Unable to read S3 file that has + charatcter in its name
venkateshganapathy opened this issue · comments
One of my team faces the following issue. Has anyone come across a similar issue before?
Airflow Log files to Cleversafe S3 Buckets with default configuration as provided in Airflow ( {dag_id}/{task_id}/{execution_date}/{try_number}.log).
Above dag_id, task_id, execution_date, try_number...All of these are dynamic and will keep on changing in real time.
So essentially logs path come out something like below:
s3://XXXX/airflow/logs/XXX_YYY//2020-04-26T16:01:00+00:00/1.log
When trying to read the log via Logstash S3 connector, it can not read this location as execution_date has + sign and it replaces this + sign with Space. Hence logstash can not read these log files and does not find the location.
Any ideas / solutions to overcome this issue is appreciated. Thanks.

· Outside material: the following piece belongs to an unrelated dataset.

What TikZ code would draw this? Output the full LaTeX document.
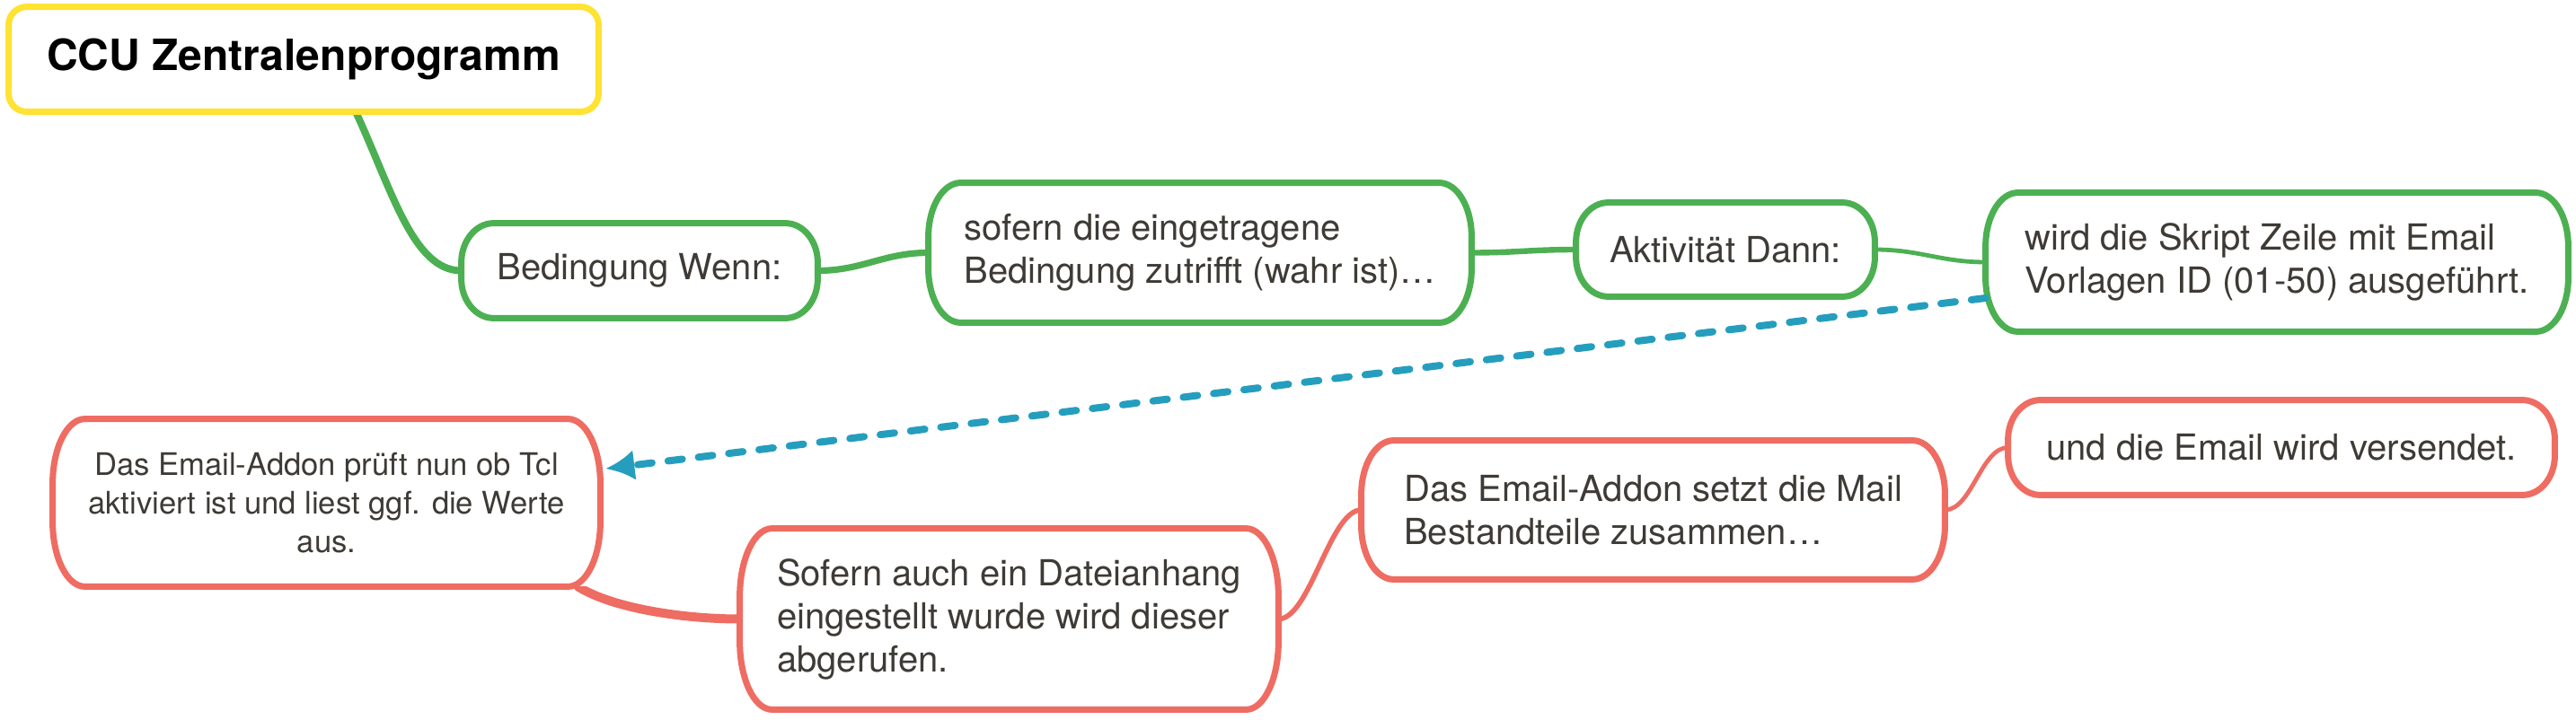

Hey, this seems very weird I've just tried reading files from a bucket with special characters both in prefix and file name:
input {
s3 {
prefix => "nested/sailor/logs/A_TEST/2020-04-21T:12:22:22+00:00/"
# contains file: +test2+
# s3://kares-test1/nested/sailor/logs/A_TEST/2020-04-21T:12:22:22+00:00/+test2+
aws_credentials_file => "../aws_credentials.yml"
bucket => "kares-test1"
type => "s3"
interval => 10
additional_settings => { force_path_style => true }
}
}
... content from +test2+
file was read and printed.
I've tried with AWS S3 so I believe this is a compatibility issue with the IBM "Cleversafe S3 Buckets" product.